The BBC's Jeremy Bowen: "Sometimes Damascus doesn't look like a wartime city. But all this is an illusion of normality"

Syrian President Bashar al-Assad has told a US broadcaster there is "no evidence" that his government has used chemical weapons.
In the interview with PBS, to be aired on Monday, he also suggested his allies would retaliate if the West attacked.
US Secretary of State John Kerry has been lobbying hard for military action against Mr Assad during talks with EU and Arab foreign ministers in Europe.
Congress is due to debate whether to authorise intervention in Syria.
Lawmakers will return from their summer recess on Monday to start discussing President Barack Obama's resolution to launch a "limited, narrow" strike.
A Senate vote on the issue is expected as early as Wednesday, although the timetable for Mr Obama's request is less certain in the House, where the measure faces an even rockier time.

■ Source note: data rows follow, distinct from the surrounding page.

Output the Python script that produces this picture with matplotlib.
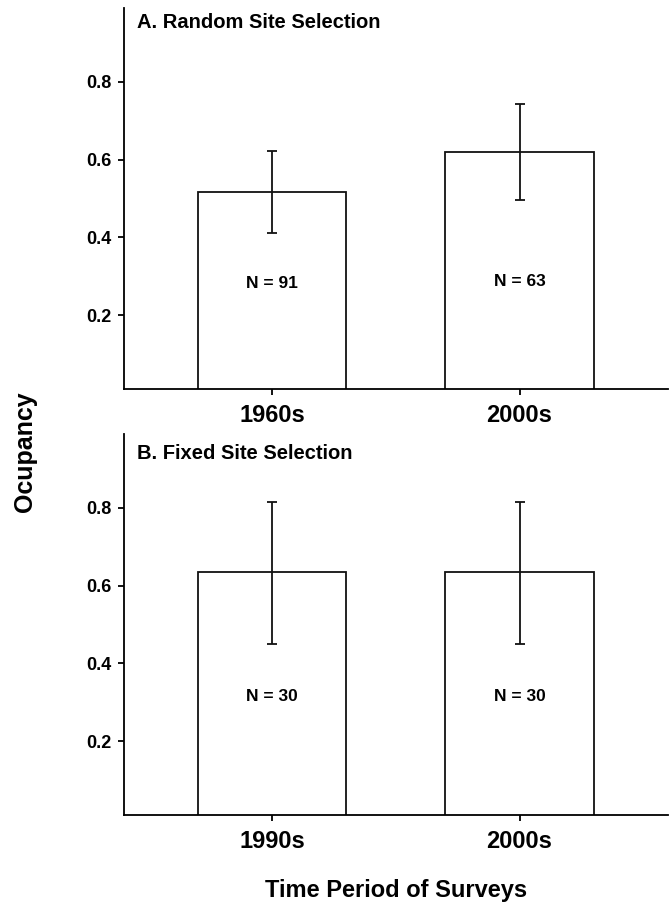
import matplotlib
matplotlib.use("Agg")
import matplotlib.pyplot as plt

plt.rcParams['font.family'] = ['Liberation Sans', 'DejaVu Sans']
plt.rcParams['font.weight'] = 'bold'

# 数据
labels_a = ["1960s", "2000s"]
occ_a = [0.516, 0.619]
lo_a = [0.412, 0.495]
hi_a = [0.621, 0.742]
n_a = ["N = 91", "N = 63"]
n_y_a = [0.281, 0.287]

labels_b = ["1990s", "2000s"]
occ_b = [0.634, 0.634]
lo_b = [0.451, 0.451]
hi_b = [0.816, 0.816]
n_b = ["N = 30", "N = 30"]
n_y_b = [0.314, 0.314]

yticks = [0.2, 0.4, 0.6, 0.8]

fig = plt.figure(figsize=(6.69, 9.07), dpi=100)
ax_a = fig.add_axes([0.1853, 0.5711, 0.813, 0.4201])
ax_b = fig.add_axes([0.1853, 0.1014, 0.813, 0.4201])

lw = 1.3


def draw_panel(ax, labels, occ, lo, hi, ns, n_y, title, title_y):
    x = [1, 2]
    err = [[o - l for o, l in zip(occ, lo)], [h - o for o, h in zip(occ, hi)]]
    ax.bar(x, occ, width=0.6, color='white', edgecolor='#111111', linewidth=lw)
    ax.errorbar(x, occ, yerr=err, fmt='none', ecolor='#111111',
                elinewidth=lw, capsize=3.5, capthick=lw)
    for xi, t, ty in zip(x, ns, n_y):
        ax.text(xi, ty, t, ha='center', va='center', fontsize=12.5, fontweight='bold')
    ax.set_xlim(0.4, 2.6)
    ax.set_ylim(0.01, 0.99)
    ax.set_xticks(x)
    ax.set_xticklabels(labels, fontsize=17, fontweight='bold')
    ax.set_yticks(yticks)
    ax.set_yticklabels([f"{v:.1f}" for v in yticks], fontsize=13, fontweight='bold')
    ax.tick_params(axis='y', direction='out', length=4, width=lw, pad=5)
    ax.tick_params(axis='x', direction='out', length=4.5, width=lw, pad=6)
    for s in ['top', 'right']:
        ax.spines[s].set_visible(False)
    for s in ['left', 'bottom']:
        ax.spines[s].set_linewidth(lw)
    ax.text(0.024, title_y, title, transform=ax.transAxes, ha='left', va='center',
            fontsize=14.5, fontweight='bold')


draw_panel(ax_a, labels_a, occ_a, lo_a, hi_a, n_a, n_y_a, "A. Random Site Selection", 0.963)
draw_panel(ax_b, labels_b, occ_b, lo_b, hi_b, n_b, n_y_b, "B. Fixed Site Selection", 0.948)

fig.text(25 / 669, 1 - 452 / 907, "Ocupancy", rotation=90, ha='center', va='center',
         fontsize=18, fontweight='bold')
fig.text(396 / 669, 1 - 890 / 907, "Time Period of Surveys", ha='center', va='center',
         fontsize=17, fontweight='bold')

fig.savefig("out.png", dpi=100)
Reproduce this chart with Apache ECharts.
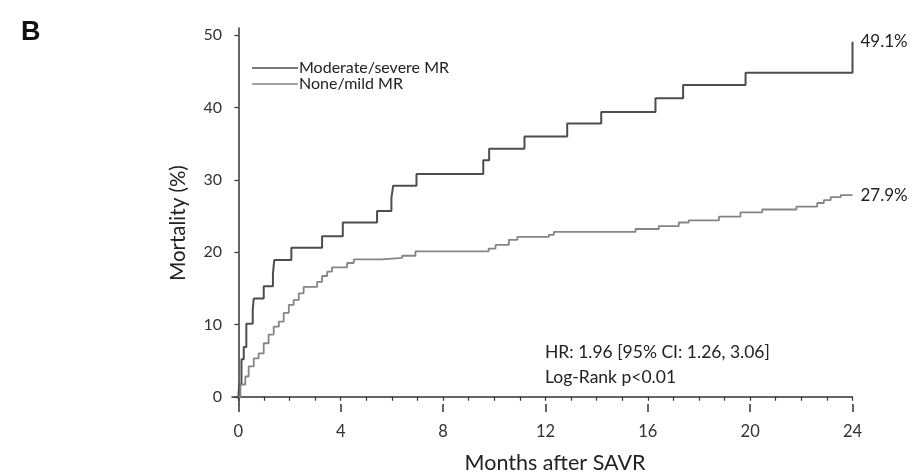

The US accuses Mr Assad's forces of killing 1,429 people in a sarin gas attack on 21 August on the outskirts of the capital, Damascus.
Mr Assad's government blames the attack on rebels fighting to overthrow him in the country's two-and-a-half-year civil war, which has claimed some 100,000 lives, according to UN estimates.
'Common-sense test' In his interview with PBS, the Syrian president said it was up to the US to prove that his forces were behind the Damascus attack.
"There has been no evidence that I used chemical weapons against my own people," he told the network.